Yes – of course – there are great sensitivities around how to give everyone religious freedom to believe their doctrines and live their lives according to that doctrine whilst at the same time ensuring equality and freedom from discrimination. That is one of the great challenges that we have to meet – and it reared its head constantly in the Equality Bill.
However, in the end, the provision of goods and services must be provided on an equal basis to all. That is where Chris Grayling has failed to understand the real nature of equality. It will mean, for example, for those Christians who believe it is against their religion or belief to rent facilities to homosexuals – will not be able to exclude gay couples.

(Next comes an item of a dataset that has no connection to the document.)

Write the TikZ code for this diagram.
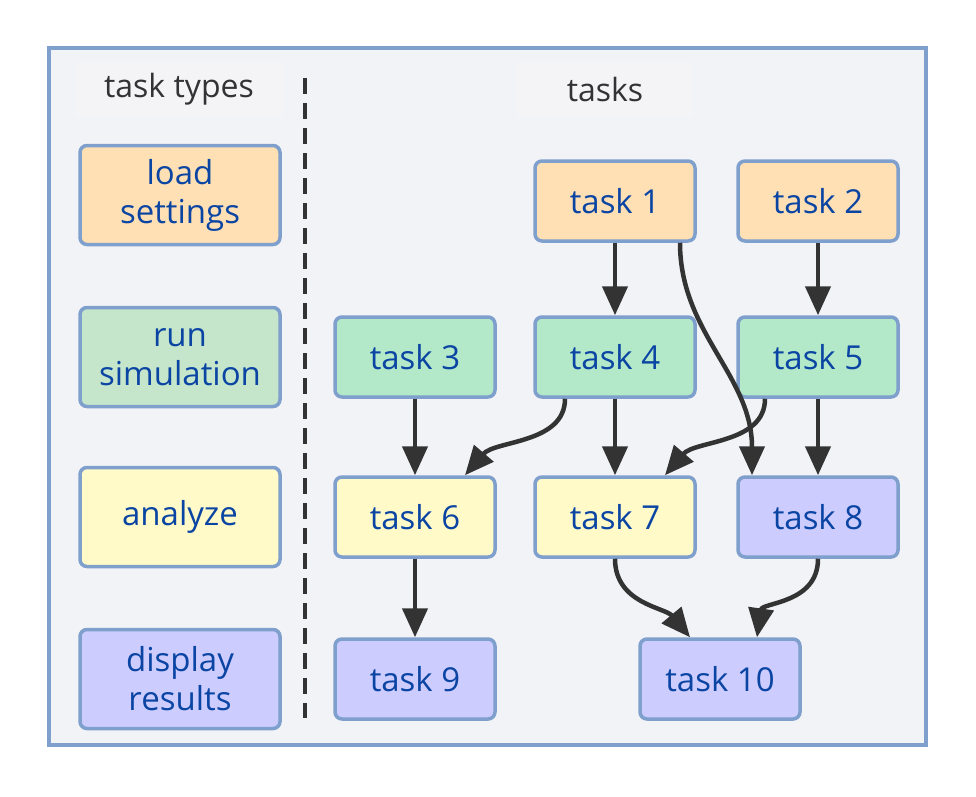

That is a clear example of where the line is drawn. There are more complex ones – particularly in employment where I know Churches feel it is entirely their business who they employ and they want to employ Christians. The line here is drawn to allow discrimination in the employment of someone who is involved in the liturgical side of the Church – but not in ordinary jobs within that establishment. For example – obviously the Vicar, priest and youth leaders who have a duty to teach will be discriminated in favour of for those jobs – but a caretaker, accountant, etc will not. That is the line that the law draws.
The problem with what Grayling said – apart from the substance itself – is that it reveals (just as Cameron’s stuttering performance when being interviewed on gay issues demonstrated) that the Tory Party in its heart still doesn’t believe in equality.
You hear it in the Chamber. During the Equality Bill, I was speaking about the need for protection under the law for those with gender identity issues. From the Tory backbenches I could hear the cries of ‘filthy perverts’.
So – yes – there are huge sensitivities and challenges in achieving a way through that values and frees Christians and others to observe their faith – whilst protecting the rights of all to equal treatment under the law.